La
vocation chrétienne a sa racine profonde dans l’amour,
elle
est un appel d’amour qui attire
Chers frères et sœurs, le quatrième dimanche
de Pâques nous présente l’icône du Bon Pasteur qui connaît ses
brebis, les appelle, les nourrit et les conduit. En ce dimanche,
depuis plus de 50 ans, nous vivons la Journée mondiale de prière
pour les Vocations. Elle nous rappelle chaque fois l’importance de
prier
pour que, comme a dit Jésus à ses disciples, « le
maître de la moisson envoie des ouvriers pour sa moisson
» (cf. Lc 10, 2).
… En cette 52ème Journée mondiale de prière
pour les Vocations, je voudrais donc réfléchir sur cet
“exode” particulier qu’est la
vocation, ou, mieux, notre
réponse à la vocation que Dieu
nous donne. Quand nous entendons la parole “exode”, notre pensée
va immédiatement aux débuts de la
merveilleuse histoire d’amour
entre Dieu
et le peuple de ses enfants,
une histoire qui passe à travers les jours dramatiques de
l’esclavage en Égypte, l’appel de Moïse, la libération et le
chemin vers la Terre promise. Le livre de l’Exode - le second livre
de la Bible -, qui raconte cette histoire, représente une parabole
de toute l’histoire du salut, et
aussi de la dynamique fondamentale de
la foi chrétienne. En effet, passer
de l’esclavage de l’homme ancien à la vie nouvelle dans le
Christ est l’œuvre rédemptrice qui advient en nous par la foi (Ep
4, 22-24). Ce passage est un
“exode” véritable et particulier, c’est le
chemin de l’âme chrétienne et de
l’Église entière, l’orientation
décisive de l’existence tournée vers le Père.

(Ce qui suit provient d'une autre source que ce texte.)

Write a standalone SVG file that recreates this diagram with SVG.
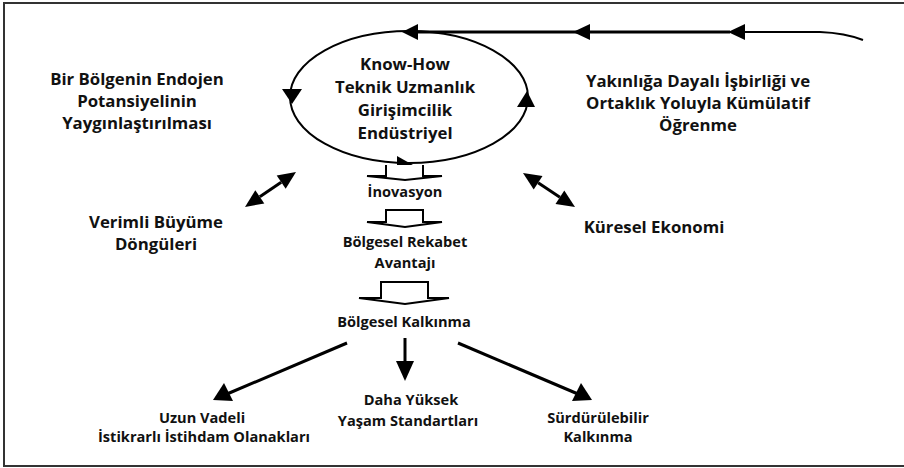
<svg xmlns="http://www.w3.org/2000/svg" width="904" height="468" viewBox="0 0 904 468">
<defs>
<style>
text{font-family:"Open Sans","Liberation Sans",sans-serif;font-weight:700;fill:#111;text-anchor:middle}
.l{font-size:16.8px}
.m{font-size:14.6px}
.s{font-size:14.6px}
.hd{fill:#000;stroke:none}
.blk{fill:#fff;stroke:#000;stroke-width:2;stroke-linejoin:miter}
.ln{stroke:#000;stroke-width:3;fill:none}
</style>
</defs>
<rect x="0" y="0" width="904" height="468" fill="#fff"/>
<rect x="4" y="3" width="910" height="463" fill="none" stroke="#333" stroke-width="2"/>

<g id="core">
<ellipse cx="409" cy="97" rx="119" ry="66" fill="none" stroke="#000" stroke-width="2"/>
<text class="l" x="405" y="70">Know-How</text>
<text class="l" x="405" y="93">Teknik Uzmanlık</text>
<text class="l" x="405" y="116">Girişimcilik</text>
<text class="l" x="405" y="139">Endüstriyel</text>
</g>

<g id="endojen">
<text class="l" x="137" y="85">Bir Bölgenin Endojen</text>
<text class="l" x="137" y="107">Potansiyelinin</text>
<text class="l" x="137" y="129">Yaygınlaştırılması</text>
</g>

<g id="ogrenme">
<text class="l" x="698" y="87">Yakınlığa Dayalı İşbirliği ve</text>
<text class="l" x="698" y="109">Ortaklık Yoluyla Kümülatif</text>
<text class="l" x="698" y="131">Öğrenme</text>
</g>

<g id="verimli">
<text class="l" x="156" y="228">Verimli Büyüme</text>
<text class="l" x="156" y="250">Döngüleri</text>
</g>

<g id="kuresel">
<text class="l" x="654" y="233">Küresel Ekonomi</text>
</g>

<g id="inovasyon">
<text class="m" x="405" y="197">İnovasyon</text>
</g>

<g id="rekabet">
<text class="m" x="405" y="247">Bölgesel Rekabet</text>
<text class="m" x="405" y="268">Avantajı</text>
</g>

<g id="kalkinma">
<text class="m" x="404" y="327">Bölgesel Kalkınma</text>
</g>

<g id="istihdam">
<text class="s" x="202" y="423">Uzun Vadeli</text>
<text class="s" x="204" y="442">İstikrarlı İstihdam Olanakları</text>
</g>

<g id="yasam">
<text class="s" x="411" y="405">Daha Yüksek</text>
<text class="s" x="408" y="426">Yaşam Standartları</text>
</g>

<g id="surdurulebilir">
<text class="s" x="598" y="423">Sürdürülebilir</text>
<text class="s" x="598" y="442">Kalkınma</text>
</g>

<g id="connectors">
<path d="M409,32 L730,32" fill="none" stroke="#000" stroke-width="3"/>
<path d="M730,32 L820,32 Q845,33 863,40" fill="none" stroke="#000" stroke-width="2"/>
<polygon class="hd" points="573,32 590,24 590,40"/>
<polygon class="hd" points="728,32 745,24 745,40"/>
<polygon class="hd" points="402,32 418,24 418,40"/>
<polygon class="hd" points="282,89 302,89 292,104"/>
<polygon class="hd" points="527,91 517,107 535,107"/>
<polygon class="hd" points="413,165 397,156 397,174"/>
<path class="blk" d="M386,165 L386,176 L367,176 L405,180 L442,176 L423,176 L423,165"/>
<path class="blk" d="M386,210 L386,222 L367,222 L405,227 L442,222 L423,222 L423,210 Z"/>
<path class="blk" d="M381,282 L381,298 L359,298 L405,304 L449,298 L428,298 L428,282 Z"/>
<line class="ln" x1="259.8" y1="196.8" x2="281.2" y2="182.2"/>
<polygon class="hd" points="296,172 285.7,188.8 276.7,175.6"/>
<polygon class="hd" points="245,207 264.3,203.4 255.3,190.2"/>
<line class="ln" x1="538.1" y1="182.8" x2="559.9" y2="197.2"/>
<polygon class="hd" points="523,173 533.7,189.5 542.5,176.1"/>
<polygon class="hd" points="575,207 555.5,203.9 564.3,190.5"/>
<line class="ln" x1="347" y1="343" x2="227" y2="394"/>
<polygon class="hd" points="213,400 224,383 233,401"/>
<line class="ln" x1="405" y1="338" x2="405" y2="364"/>
<polygon class="hd" points="405,381 396,361 414,361"/>
<line class="ln" x1="458" y1="343" x2="578" y2="394"/>
<polygon class="hd" points="592,400 572,401 581,383"/>
</g>
</svg>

À la racine de chaque vocation chrétienne, il
y a ce mouvement fondamental de l’expérience de foi : croire
veut dire se laisser soi-même,
sortir du confort
et de la rigidité du moi
pour centrer notre vie en Jésus
Christ, et abandonner comme Abraham
sa propre terre en nous mettant en
chemin avec confiance, sachant que
Dieu indiquera la route vers la
nouvelle terre. Cette “sortie”
n’est pas à entendre comme un mépris de sa propre vie, de sa
propre sensibilité, de sa propre humanité. Au contraire, celui qui
se met en chemin à la suite du Christ trouve
la vie en abondance en se mettant
lui-même tout entier à la disposition de Dieu et de son Royaume.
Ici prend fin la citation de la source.